His latest outing was a stinker, albeit against the world’s No. 1 offense. The right-handed bats of George Springer and Carlos Correa proved to be too much for the left-hander, though he did get the righty-hitting Jose Altuve three times.
(Tampa Bay’s offense is better than most realize, too. In fact, the Rays are very similar to the Rangers. Lots of homers. Lots of strikeouts.)
However, it’s time for Perez to put the team on his back for extended stretches, as he did in 2014 before his elbow ripped apart. He’s capable, but it hasn’t happened enough in his career.
After Saturday, he’s not giving the Rangers what they expected this season. The good news for him is he has as many as 22 starts to be that guy.
3. Good did happen Sunday for the Rangers.
Adrian Beltre had another hit, giving him a six-game hitting streak to start his season and only 49 more hits until he reaches 3,000.
Andrus had another hit, giving him a 10-game hitting streak during which he has 19 hits.
There were two more meaningful:
Rougned Odor was dropped from the fifth spot in the order to seventh, and he connected for a home run in the fifth. It’s a very small sample size, but it’s encouraging to see that A) the Rangers pulled the trigger on the move and B) he did something to affirm their decision.

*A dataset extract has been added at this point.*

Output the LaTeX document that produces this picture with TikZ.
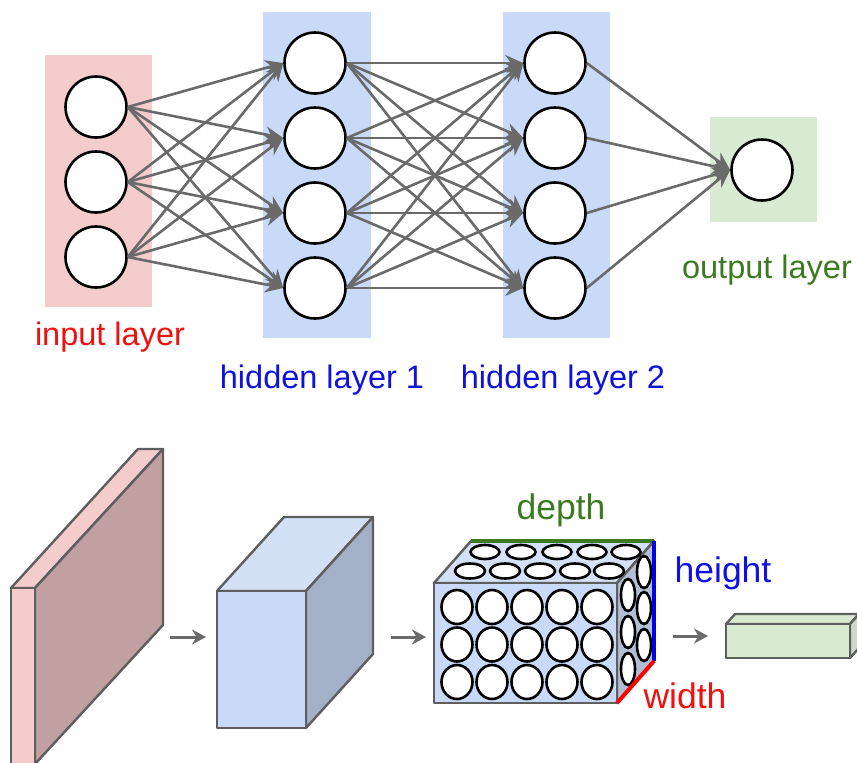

Nick Martinez tossed 3 1/3 scoreless innings of relief, allowing one hit and no walks. Maybe the Astros’ offense had packed it in for the day, with a cozy lead, a flight to catch and weather threatening.
That’s not the case. Martinez has shown well in relief previously in his career (he entered with a 1.47 career ERA as a reliever) and could be a solution to the bullpen woes. He could, say, get the Rangers from the fifth to the seventh with a lead or keep them close.
By using Martinez, Dillon Gee will start Tuesday against the New York Mets. Give me Gee until Cole Hamels is ready and put Austin Bibens-Dirkx back in the long role.
The return of Ross, which seems imminent, will fill out the rotation. Martinez, though, needs to stay in the bullpen rather than go to Triple A Round Rock.